— Start —

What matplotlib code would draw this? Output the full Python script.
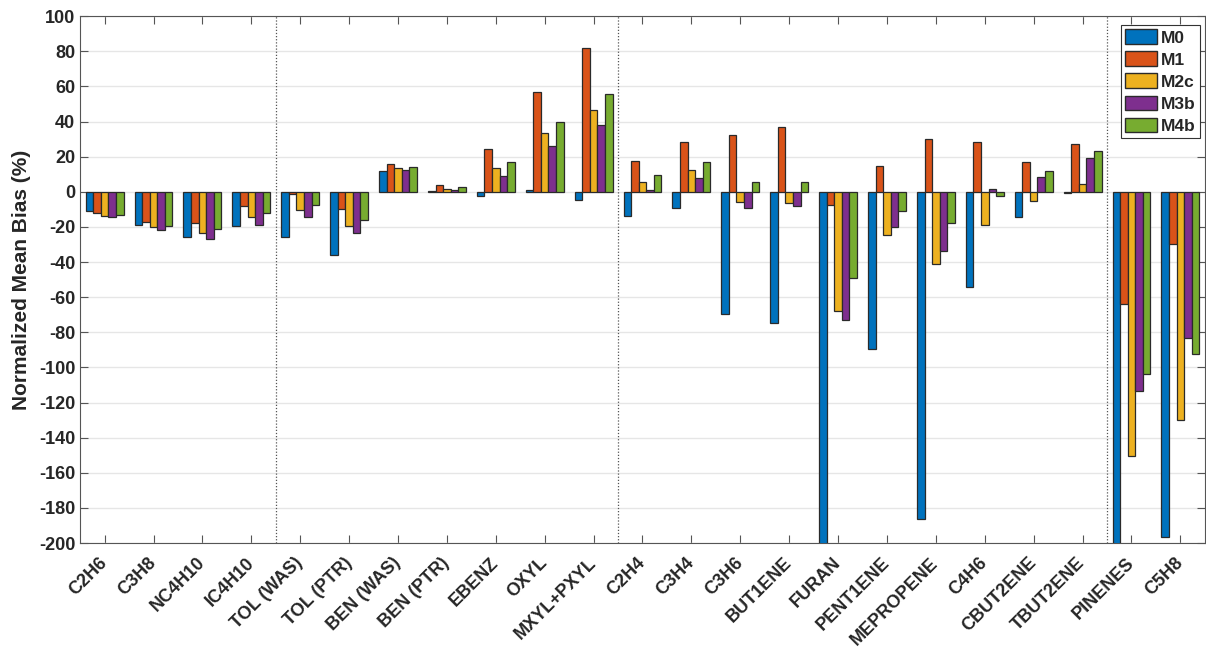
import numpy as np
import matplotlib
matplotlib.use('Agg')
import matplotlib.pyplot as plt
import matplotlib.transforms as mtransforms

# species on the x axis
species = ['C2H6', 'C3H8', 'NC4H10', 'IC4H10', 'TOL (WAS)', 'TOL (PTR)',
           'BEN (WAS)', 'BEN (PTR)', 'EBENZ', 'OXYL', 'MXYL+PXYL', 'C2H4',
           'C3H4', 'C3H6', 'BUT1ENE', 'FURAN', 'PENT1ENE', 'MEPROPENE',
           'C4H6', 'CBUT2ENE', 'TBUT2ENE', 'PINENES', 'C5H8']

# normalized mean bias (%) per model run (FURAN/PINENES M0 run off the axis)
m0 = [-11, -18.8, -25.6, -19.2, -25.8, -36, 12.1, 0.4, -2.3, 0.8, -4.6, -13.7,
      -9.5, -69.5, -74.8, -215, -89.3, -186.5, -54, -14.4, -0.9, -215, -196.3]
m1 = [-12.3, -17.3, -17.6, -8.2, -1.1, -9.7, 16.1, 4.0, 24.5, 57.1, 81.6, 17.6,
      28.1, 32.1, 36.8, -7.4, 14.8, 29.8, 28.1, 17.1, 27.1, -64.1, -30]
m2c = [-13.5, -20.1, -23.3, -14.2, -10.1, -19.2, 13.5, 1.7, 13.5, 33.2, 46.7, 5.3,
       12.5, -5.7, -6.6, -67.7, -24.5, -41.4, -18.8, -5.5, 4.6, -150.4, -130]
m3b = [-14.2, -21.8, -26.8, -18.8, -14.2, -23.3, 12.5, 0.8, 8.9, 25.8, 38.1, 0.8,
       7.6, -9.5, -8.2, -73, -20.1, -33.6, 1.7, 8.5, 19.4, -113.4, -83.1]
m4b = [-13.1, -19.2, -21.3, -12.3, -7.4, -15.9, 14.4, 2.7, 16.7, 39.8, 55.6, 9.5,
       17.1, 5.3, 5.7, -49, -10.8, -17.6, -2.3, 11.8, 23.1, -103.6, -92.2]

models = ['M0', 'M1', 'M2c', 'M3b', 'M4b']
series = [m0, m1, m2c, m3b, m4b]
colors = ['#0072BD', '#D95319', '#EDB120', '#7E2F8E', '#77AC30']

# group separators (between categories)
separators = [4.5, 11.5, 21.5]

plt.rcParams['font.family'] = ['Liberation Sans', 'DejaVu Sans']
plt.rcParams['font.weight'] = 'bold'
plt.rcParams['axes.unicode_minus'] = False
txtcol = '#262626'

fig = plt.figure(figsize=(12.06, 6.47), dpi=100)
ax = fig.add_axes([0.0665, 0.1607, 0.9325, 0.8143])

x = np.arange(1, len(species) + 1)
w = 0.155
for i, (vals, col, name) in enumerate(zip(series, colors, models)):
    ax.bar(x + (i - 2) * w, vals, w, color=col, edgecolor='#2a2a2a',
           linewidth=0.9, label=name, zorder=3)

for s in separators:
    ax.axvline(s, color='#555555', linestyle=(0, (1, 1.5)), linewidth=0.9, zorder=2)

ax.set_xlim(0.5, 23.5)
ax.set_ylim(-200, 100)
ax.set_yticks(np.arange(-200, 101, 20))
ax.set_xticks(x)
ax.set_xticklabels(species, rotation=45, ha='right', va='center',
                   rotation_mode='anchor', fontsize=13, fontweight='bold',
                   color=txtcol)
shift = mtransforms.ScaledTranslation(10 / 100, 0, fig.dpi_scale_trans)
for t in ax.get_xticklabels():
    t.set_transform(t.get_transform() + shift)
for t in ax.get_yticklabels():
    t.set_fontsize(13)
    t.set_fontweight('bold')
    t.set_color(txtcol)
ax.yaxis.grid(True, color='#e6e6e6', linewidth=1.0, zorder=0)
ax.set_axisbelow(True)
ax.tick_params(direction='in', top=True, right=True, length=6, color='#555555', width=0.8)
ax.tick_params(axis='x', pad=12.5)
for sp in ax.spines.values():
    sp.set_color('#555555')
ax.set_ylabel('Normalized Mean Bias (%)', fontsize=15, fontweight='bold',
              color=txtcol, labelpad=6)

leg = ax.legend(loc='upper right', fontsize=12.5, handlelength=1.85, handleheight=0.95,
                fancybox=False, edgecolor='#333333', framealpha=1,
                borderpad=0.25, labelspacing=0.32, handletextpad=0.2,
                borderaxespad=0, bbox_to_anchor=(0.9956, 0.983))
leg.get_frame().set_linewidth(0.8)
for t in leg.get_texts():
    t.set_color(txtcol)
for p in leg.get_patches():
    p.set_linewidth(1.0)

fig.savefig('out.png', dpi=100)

— End —

* _Requirement_
Quote, please, every line of the material above from its start through the line that has "import matplotlib.transforms as mtransforms", reproducing the words exactly and dropping any images.

* _Solution to the exercise_
What matplotlib code would draw this? Output the full Python script.
import numpy as np
import matplotlib
matplotlib.use('Agg')
import matplotlib.pyplot as plt
import matplotlib.transforms as mtransforms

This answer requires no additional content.